I am a baseball fan in NYC and we have 2 teams that I follow: The Yankees and The Mets. Of necessity, I time-shift my games. They are carried on 2 cable outlets (YES and SNY) and 1 broadcast channel (WPIX-11). With Season Pass last year I was able to set up for 2 different channels, so I got most of the games. It wasn't perfect but it did the job. However, NOW, with One-Pass, my choices for channel selection are as follows: 11 WPIX, or 26 SNY, or 53 YES, or 306 MLBN, or 320 SNY, or 321 YES, or 1212 WPIX or **ALL**. This means that I can either select only 1 channel, which would be like splitting the baby in half, or EVERY SINGLE GAME broadcast in NYC that is labelled "MLB Baseball" which will effectively fill up my hard drive in less than a week! What I, AND I suspect many of your subscribers in multi-team markets, would like is the ability to say that I would like to record WPIX 11 (which is the over-the-air outlet) and 26 SNY and 53 YES. I only need to record one of each of those even though they each have 2 listings (theoretically 1 for standard and 1 for HD). I don't want to automatically record EVERY ESPN, MLB Network and FOX game. I have a big box, but there's no way I can handle that without spending a lot of time erasing games. I am looking for the ability to include only specific channels and exclude others.
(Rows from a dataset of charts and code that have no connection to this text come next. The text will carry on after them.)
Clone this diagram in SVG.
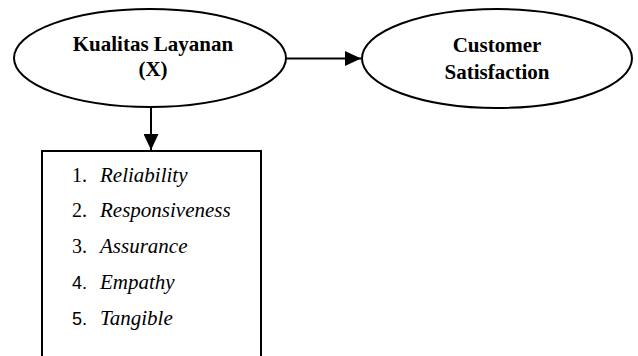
<svg xmlns="http://www.w3.org/2000/svg" width="638" height="356" viewBox="0 0 638 356">
<style>
.shape{fill:#fff;stroke:#000;stroke-width:2}
.title{font-family:"Liberation Serif",serif;font-weight:bold;font-size:21px;text-anchor:middle;fill:#000}
.num{font-family:"Liberation Serif",serif;font-size:20px;fill:#000}
.nums{font-family:"Liberation Sans",sans-serif;font-size:18px;fill:#000}
.item{font-family:"Liberation Serif",serif;font-style:italic;font-size:21px;fill:#000}
.conn{stroke:#000;stroke-width:2;fill:none}
</style>
<defs>
<marker id="arr" markerWidth="16" markerHeight="15" refX="16" refY="7.5" orient="auto" markerUnits="userSpaceOnUse">
<path d="M0,0 L16,7.5 L0,15 Z" fill="#000"/>
</marker>
</defs>
<g id="connectors">
<line class="conn" x1="286" y1="58.5" x2="361" y2="58.5" marker-end="url(#arr)"/>
<line class="conn" x1="151" y1="107" x2="151" y2="150" marker-end="url(#arr)"/>
</g>
<g id="kualitas">
<ellipse class="shape" cx="150" cy="58" rx="136" ry="49"/>
<text class="title" x="153" y="51">Kualitas Layanan</text>
<text class="title" x="153" y="76">(X)</text>
</g>
<g id="customer">
<ellipse class="shape" cx="497" cy="58.5" rx="135" ry="49.5"/>
<text class="title" x="497" y="52">Customer</text>
<text class="title" x="497" y="79">Satisfaction</text>
</g>
<g id="indikator">
<path class="shape" d="M42,360 L42,151 L261,151 L261,360"/>
<text class="num" x="72" y="182">1.</text><text class="item" x="100" y="182">Reliability</text>
<text class="num" x="72" y="217">2.</text><text class="item" x="100" y="217">Responsiveness</text>
<text class="num" x="72" y="253">3.</text><text class="item" x="100" y="253">Assurance</text>
<text class="nums" x="72" y="289">4.</text><text class="item" x="100" y="289">Empathy</text>
<text class="nums" x="72" y="325">5.</text><text class="item" x="100" y="325">Tangible</text>
</g>
</svg>
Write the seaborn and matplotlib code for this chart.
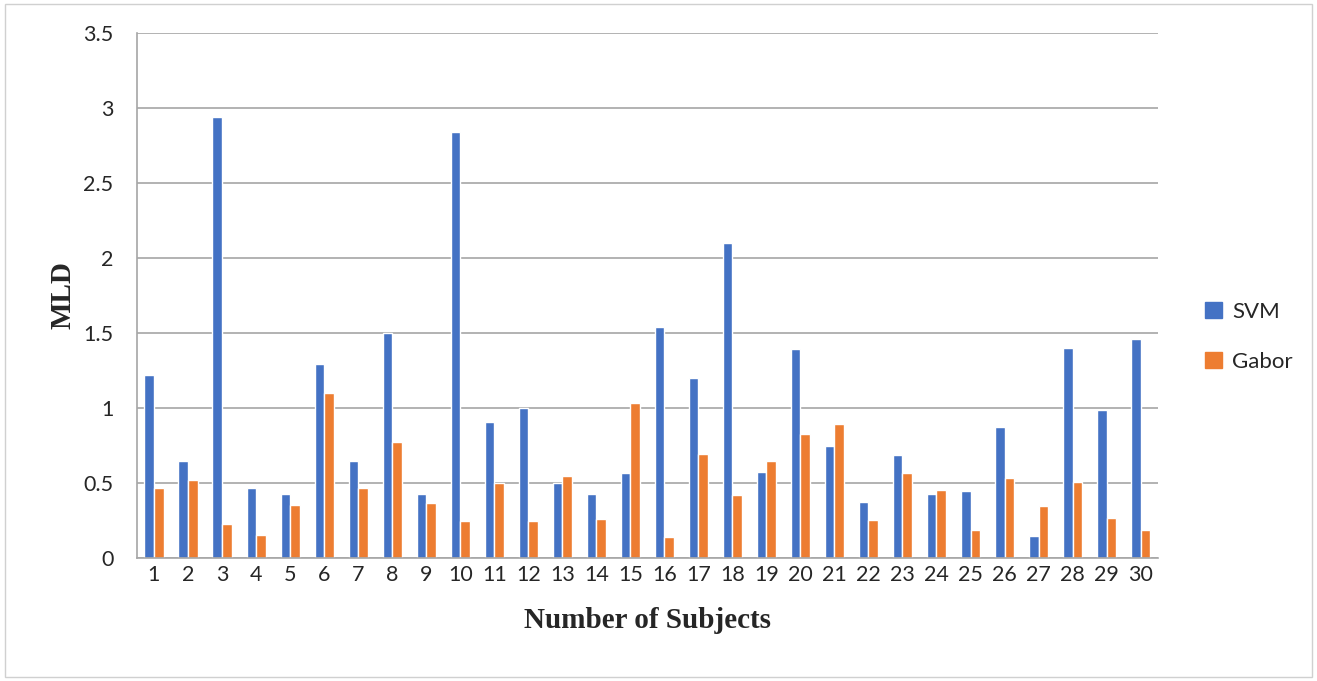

As it stands now, One-Pass is absolutely useless to me and I will be forced to manually set up for about 280 games over the course of the season.


----------



## jrtroo (Feb 4, 2008)

Wishlist?


----------



## murgatroyd (Jan 6, 2002)

OnePass is a nightmare for sports programming.
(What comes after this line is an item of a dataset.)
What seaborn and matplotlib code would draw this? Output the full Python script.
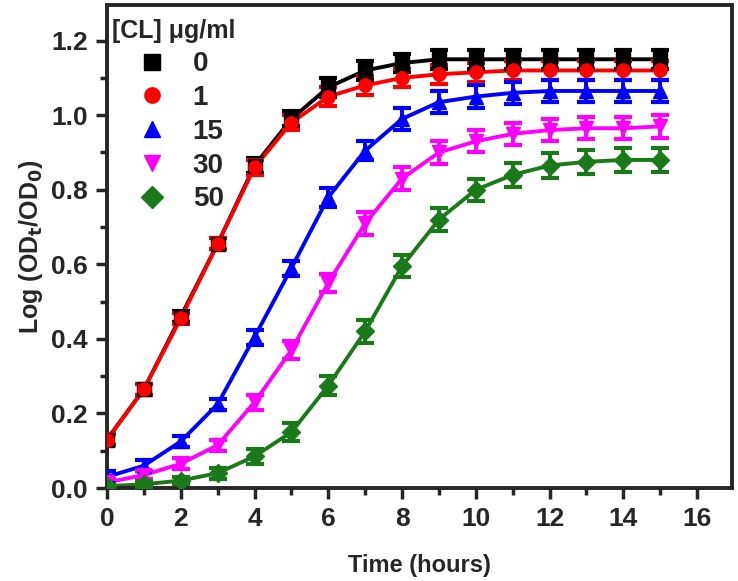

The other option, besides setting up a manual recording for the games you can't record with a OnePass restricted to one channel, is to set a OnePass for all channels, then tediously go through the To Do List and cancel all the unwanted games on the channels you don't want.

Congratulations, TiVo -- you've changed the possible purchase of a Roamio from something I was looking forward to, to something I'll do while holding my nose. Assuming I buy a new TiVo at all.


----------



## sangs (Jan 1, 2003)

murgatroyd said:


> OnePass is a nightmare for sports programming.
> 
> The other option, besides setting up a manual recording for the games you can't record with a OnePass restricted to one channel, is to set a OnePass for all channels, then tediously go through the To Do List and cancel all the unwanted games on the channels you don't want.
> 
> Congratulations, TiVo -- you've changed the possible purchase of a Roamio from something I was looking forward to, to something I'll do while holding my nose. Assuming I buy a new TiVo at all.


Just wondering, how exactly is it a nightmare? I've created Wishlists for all my favorite sports teams and they work perfectly. It's pretty simple.


----------



## murgatroyd (Jan 6, 2002)

sangs said:


> Just wondering, how exactly is it a nightmare? I've created Wishlists for all my favorite sports teams and they work perfectly. It's pretty simple.


How you get wishlists to pick up the current games only, and not all the other shows?


----------



## sangs (Jan 1, 2003)

murgatroyd said:


> How you get wishlists to pick up the current games only, and not all the other shows?


Depending on the sport, under category I choose "Sports Event" instead of the actual sport name, if I don't want it to record anything other than the live games.

For instance, my Detroit Red Wings Wishlist is Red Wings--Sports Event. It only records the actual live game.


----------